Entries with chart source code
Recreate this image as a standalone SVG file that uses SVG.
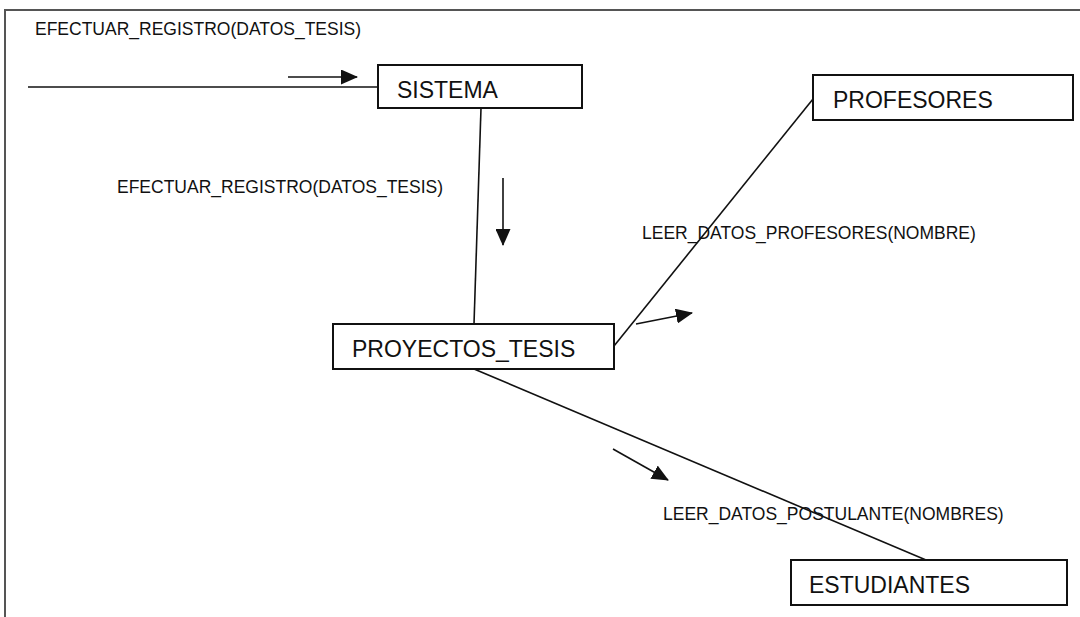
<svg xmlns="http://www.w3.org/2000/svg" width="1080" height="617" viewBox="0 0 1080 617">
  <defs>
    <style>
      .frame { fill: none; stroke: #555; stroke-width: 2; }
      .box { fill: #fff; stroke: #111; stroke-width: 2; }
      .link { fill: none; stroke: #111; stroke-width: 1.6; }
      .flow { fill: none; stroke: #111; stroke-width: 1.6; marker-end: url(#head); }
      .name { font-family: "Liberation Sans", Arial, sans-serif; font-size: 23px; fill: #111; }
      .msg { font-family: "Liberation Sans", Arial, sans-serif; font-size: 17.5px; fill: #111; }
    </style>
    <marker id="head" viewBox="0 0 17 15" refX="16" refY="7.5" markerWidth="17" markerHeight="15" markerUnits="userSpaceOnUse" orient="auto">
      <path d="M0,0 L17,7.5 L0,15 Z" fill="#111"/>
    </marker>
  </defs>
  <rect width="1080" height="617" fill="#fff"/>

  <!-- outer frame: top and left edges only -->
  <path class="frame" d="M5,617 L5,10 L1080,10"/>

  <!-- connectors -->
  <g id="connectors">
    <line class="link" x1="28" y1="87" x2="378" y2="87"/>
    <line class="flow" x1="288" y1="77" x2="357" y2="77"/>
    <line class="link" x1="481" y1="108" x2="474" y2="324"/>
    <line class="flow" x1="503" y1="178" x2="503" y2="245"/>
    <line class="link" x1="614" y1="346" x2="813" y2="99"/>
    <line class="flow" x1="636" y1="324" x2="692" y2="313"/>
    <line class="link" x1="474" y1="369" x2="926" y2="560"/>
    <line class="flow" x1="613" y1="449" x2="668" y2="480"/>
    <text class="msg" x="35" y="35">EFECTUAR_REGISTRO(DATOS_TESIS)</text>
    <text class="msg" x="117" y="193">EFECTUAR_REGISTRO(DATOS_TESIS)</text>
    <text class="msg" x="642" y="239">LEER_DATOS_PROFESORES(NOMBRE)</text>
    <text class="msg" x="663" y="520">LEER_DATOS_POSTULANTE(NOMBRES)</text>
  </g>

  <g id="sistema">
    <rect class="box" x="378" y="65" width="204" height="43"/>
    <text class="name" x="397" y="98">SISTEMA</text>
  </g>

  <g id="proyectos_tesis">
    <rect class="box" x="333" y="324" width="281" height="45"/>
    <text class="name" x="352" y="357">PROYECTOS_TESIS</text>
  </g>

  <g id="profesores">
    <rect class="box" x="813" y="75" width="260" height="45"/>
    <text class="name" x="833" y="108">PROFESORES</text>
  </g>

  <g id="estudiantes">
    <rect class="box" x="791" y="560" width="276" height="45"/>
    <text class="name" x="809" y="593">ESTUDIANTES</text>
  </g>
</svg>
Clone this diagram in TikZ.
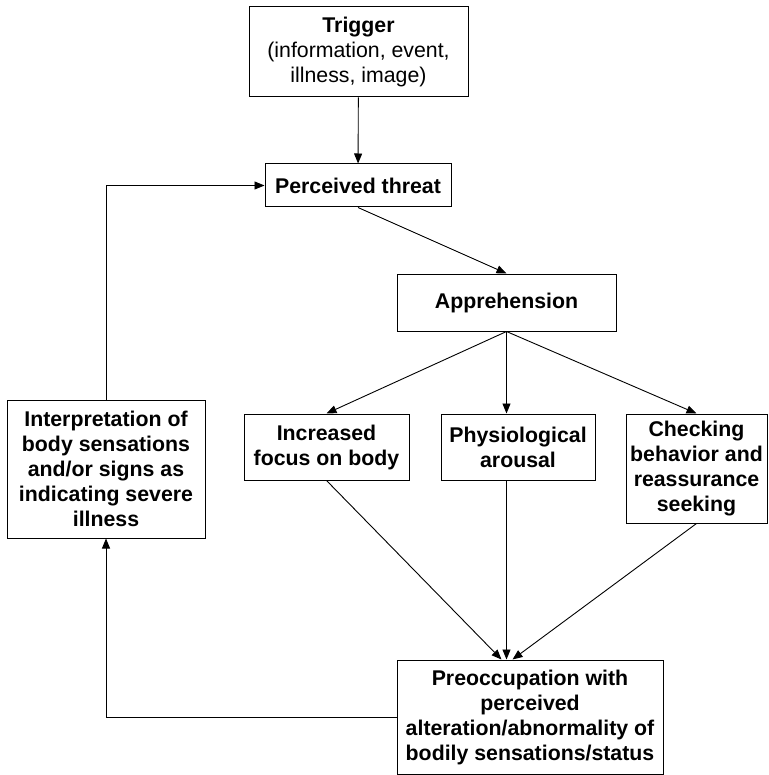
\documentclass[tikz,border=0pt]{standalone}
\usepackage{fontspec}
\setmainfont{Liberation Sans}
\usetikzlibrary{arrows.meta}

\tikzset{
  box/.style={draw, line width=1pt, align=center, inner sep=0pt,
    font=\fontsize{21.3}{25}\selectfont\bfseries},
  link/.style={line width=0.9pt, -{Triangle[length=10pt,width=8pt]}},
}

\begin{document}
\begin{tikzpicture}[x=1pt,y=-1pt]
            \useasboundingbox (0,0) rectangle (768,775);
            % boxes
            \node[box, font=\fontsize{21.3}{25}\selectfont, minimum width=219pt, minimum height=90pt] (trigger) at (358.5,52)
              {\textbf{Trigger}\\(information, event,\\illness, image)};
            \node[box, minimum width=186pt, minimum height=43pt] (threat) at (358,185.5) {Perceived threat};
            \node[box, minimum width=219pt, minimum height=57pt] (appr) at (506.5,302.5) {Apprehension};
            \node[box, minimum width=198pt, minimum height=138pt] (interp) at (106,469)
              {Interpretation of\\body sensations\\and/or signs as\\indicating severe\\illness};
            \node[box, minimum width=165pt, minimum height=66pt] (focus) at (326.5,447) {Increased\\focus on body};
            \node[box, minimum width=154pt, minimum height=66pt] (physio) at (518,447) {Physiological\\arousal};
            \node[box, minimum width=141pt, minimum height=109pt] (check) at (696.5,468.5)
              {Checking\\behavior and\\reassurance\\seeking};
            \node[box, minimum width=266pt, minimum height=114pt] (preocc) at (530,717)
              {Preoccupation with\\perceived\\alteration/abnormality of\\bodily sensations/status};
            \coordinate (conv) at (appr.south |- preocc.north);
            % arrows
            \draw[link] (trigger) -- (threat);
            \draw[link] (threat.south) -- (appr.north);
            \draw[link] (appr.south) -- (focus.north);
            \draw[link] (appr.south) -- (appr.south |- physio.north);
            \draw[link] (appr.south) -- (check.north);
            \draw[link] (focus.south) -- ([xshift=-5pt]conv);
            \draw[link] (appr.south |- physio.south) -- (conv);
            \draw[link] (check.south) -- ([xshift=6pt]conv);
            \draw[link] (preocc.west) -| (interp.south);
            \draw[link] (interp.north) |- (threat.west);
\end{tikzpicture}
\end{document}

▶ [EXERCISE] Among the lines above, determine how many hold the word "this"; report the figure alone.

▶ [COMPLETED TASK] 2